By titling his books “The Greatest US Army Stories Ever Told,” and “The Greatest US Navy Stories Ever Told,” Iain C. Martin makes a bold claim, given the services’ long and intersting history. Still, I have to believe that Martin meant it as more than hyperbole, and that he as spent a great deal of time saparating the wheat from the chaff.
So are these the Greatest Army and Navy Stories ever told? I don’t know, but they are certainly very good and have provided me with many good evenings of reading.
Each of the stories is an excerpt from a different period, and are arranged chronologically. Martin has done a good job not only of representing the various wars, but also of offering multiple points of view. In each volume are the writings of commanders, foot soldiers (or sailors), reporters, and historians.

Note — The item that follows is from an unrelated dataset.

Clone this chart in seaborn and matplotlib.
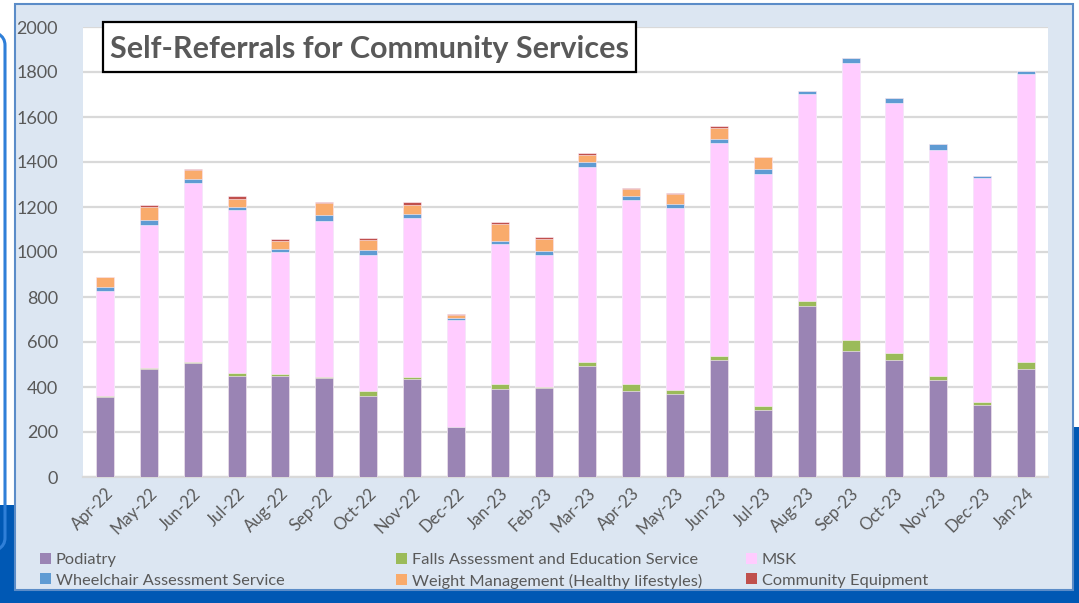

Of the two, I think that I enjoyed the Army stories more (although that could be the result of a relative lack of knowledge of Naval history). Beginning with a recount of Washington’s Crossing by historian David Hackett Fisher, the Army stories include selections from Revoutionary War soldier Joseph Plumb Martin; Mexican American War correspondent George Wilkins Kendall; Civil War nurse and author Louisa May Alcott; Joshua Lawrence Chamberlain and Ulysses Grant; Chief Red Horse; Spanish American War Correspondent Richard Harding Davis; World War II correspondents Andy Rooney and Ernie Pyle; General Ridgeway’s account of Inchon, Reporter Joe Gallawy on Vietnam; plus pieces on the first and second Gulf Wars, and the infamous “Black Hawk Down” incident in Somalia.
On the Naval Side were John Paul Jones; historian Nathan Miller on the Constellation – L’ Insurgente engagement; Historian James de Kay on Stephen Decatur’s attack on Tripoli; C.s Forester on the Battle of Lake Erie; James Fenimore Cooper on the USS Constitution; Herman Melville on his days as a seaman; reports from the Monitor and Merrimack; Captain H.D. Smith at Mobile Bay; George Dewey; a harrowing account of sub disaster; an excerpt from “At Dawn We Slept”; Commander Walter Winslow’s account of the Java Sea; George Feifer’s history of the Kamikaze; Commander Frances Omori’s account of navy nurses in the Korean War, an account by Sherry Sontag and Christopher Drew of a Cold War submarine game of cat-and-mouse; and an excerpt from Chuck Pfarrer’s “Warrior Soul” about Navy Seals.
Each selection is put into its proper perspective with a short introduction and postscript by Martin. These are well done, and helped to fill me in on some things I didn’t know or had forgotten.
I have absolutely no quibble with the pieces selected except to say that we perhaps did not need eight pieces on the Second World War in the Army volume (and a similar number in the Navy volume). We may have been better served, perhaps to have selections from some more less-well covered periods. I am sure that there are some great storeis from the Boxer Rebellion, the Moro Wars, (or somesmaller,less known naval escapades) etc. But then, maybe Martin did consider tem and they were judged not to be among the “greatest.”
In the end, I think that these are two teriffic books, and worth adding to your shelves.